— Start INFORMATION SUPPLIED —

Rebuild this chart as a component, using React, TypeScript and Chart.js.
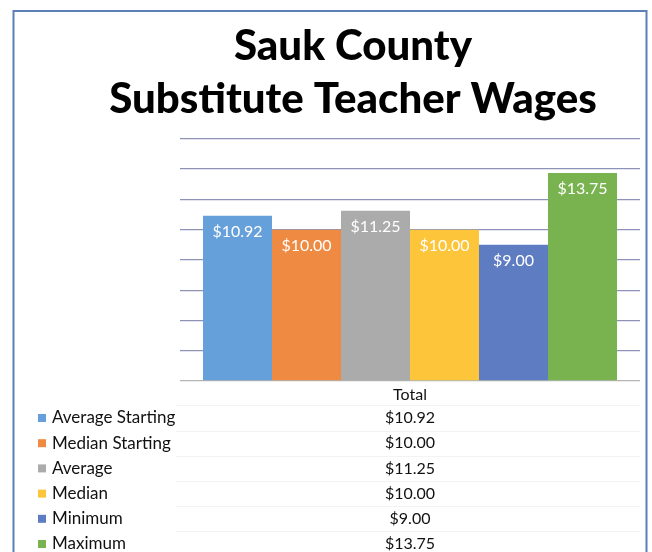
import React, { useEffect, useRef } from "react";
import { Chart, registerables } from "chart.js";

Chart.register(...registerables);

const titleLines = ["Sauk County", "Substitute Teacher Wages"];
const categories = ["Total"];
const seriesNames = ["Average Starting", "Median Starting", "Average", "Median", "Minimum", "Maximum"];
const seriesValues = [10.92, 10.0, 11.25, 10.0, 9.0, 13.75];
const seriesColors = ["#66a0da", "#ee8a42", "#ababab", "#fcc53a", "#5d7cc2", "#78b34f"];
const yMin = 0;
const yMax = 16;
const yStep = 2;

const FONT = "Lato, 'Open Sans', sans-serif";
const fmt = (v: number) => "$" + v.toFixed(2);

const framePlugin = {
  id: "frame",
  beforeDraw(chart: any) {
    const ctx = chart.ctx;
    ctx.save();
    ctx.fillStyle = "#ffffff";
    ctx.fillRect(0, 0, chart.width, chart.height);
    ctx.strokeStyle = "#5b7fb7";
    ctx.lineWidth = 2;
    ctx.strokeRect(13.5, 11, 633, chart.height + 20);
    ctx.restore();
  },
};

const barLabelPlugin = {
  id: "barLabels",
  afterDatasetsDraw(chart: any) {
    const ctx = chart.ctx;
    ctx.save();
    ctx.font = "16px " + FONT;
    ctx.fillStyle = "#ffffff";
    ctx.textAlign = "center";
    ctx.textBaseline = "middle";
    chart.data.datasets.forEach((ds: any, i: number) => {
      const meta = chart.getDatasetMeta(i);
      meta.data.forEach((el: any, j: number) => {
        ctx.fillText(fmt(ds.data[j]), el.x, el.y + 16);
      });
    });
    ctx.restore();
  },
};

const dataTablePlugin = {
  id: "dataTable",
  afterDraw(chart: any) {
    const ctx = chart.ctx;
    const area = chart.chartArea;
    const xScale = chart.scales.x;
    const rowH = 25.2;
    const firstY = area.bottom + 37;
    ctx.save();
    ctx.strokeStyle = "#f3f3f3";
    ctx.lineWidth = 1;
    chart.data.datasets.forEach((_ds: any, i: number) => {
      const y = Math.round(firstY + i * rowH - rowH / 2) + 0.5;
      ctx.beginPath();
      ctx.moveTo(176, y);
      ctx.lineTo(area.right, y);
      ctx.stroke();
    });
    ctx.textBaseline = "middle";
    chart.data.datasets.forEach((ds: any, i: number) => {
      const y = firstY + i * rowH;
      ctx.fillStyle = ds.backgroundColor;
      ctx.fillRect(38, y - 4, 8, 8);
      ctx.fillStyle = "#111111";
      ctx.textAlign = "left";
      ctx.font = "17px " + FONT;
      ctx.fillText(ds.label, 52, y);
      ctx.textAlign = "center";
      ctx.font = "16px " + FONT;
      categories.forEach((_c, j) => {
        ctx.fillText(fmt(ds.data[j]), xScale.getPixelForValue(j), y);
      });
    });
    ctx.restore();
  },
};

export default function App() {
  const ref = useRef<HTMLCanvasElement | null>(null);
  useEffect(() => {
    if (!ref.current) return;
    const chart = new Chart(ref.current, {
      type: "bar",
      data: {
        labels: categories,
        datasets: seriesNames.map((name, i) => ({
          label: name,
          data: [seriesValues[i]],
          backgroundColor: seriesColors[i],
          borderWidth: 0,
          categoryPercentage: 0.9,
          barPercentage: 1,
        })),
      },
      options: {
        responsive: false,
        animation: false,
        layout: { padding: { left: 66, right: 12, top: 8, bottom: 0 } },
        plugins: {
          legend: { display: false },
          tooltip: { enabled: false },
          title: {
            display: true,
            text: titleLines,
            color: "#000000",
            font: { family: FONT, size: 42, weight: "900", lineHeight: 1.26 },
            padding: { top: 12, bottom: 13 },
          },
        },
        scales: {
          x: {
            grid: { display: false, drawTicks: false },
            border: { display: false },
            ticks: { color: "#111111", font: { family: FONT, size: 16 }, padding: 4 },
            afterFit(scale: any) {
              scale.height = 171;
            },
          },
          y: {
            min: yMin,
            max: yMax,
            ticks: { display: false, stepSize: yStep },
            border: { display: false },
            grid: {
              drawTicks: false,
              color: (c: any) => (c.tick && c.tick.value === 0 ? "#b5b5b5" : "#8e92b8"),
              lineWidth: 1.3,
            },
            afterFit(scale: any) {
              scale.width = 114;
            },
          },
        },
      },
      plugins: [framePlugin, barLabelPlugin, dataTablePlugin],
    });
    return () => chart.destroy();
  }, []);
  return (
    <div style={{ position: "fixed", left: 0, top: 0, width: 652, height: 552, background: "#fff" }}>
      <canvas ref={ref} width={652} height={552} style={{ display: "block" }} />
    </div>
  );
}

— End INFORMATION SUPPLIED —

# WHAT THE TASK ASKS:
Please repeat exactly the data above from its first line to the line that contains "const fmt = (v: number)", inclusive, and leave every picture out.

# THE COMPLETED TASK:
Rebuild this chart as a component, using React, TypeScript and Chart.js.
import React, { useEffect, useRef } from "react";
import { Chart, registerables } from "chart.js";

Chart.register(...registerables);

const titleLines = ["Sauk County", "Substitute Teacher Wages"];
const categories = ["Total"];
const seriesNames = ["Average Starting", "Median Starting", "Average", "Median", "Minimum", "Maximum"];
const seriesValues = [10.92, 10.0, 11.25, 10.0, 9.0, 13.75];
const seriesColors = ["#66a0da", "#ee8a42", "#ababab", "#fcc53a", "#5d7cc2", "#78b34f"];
const yMin = 0;
const yMax = 16;
const yStep = 2;

const FONT = "Lato, 'Open Sans', sans-serif";
const fmt = (v: number) => "$" + v.toFixed(2);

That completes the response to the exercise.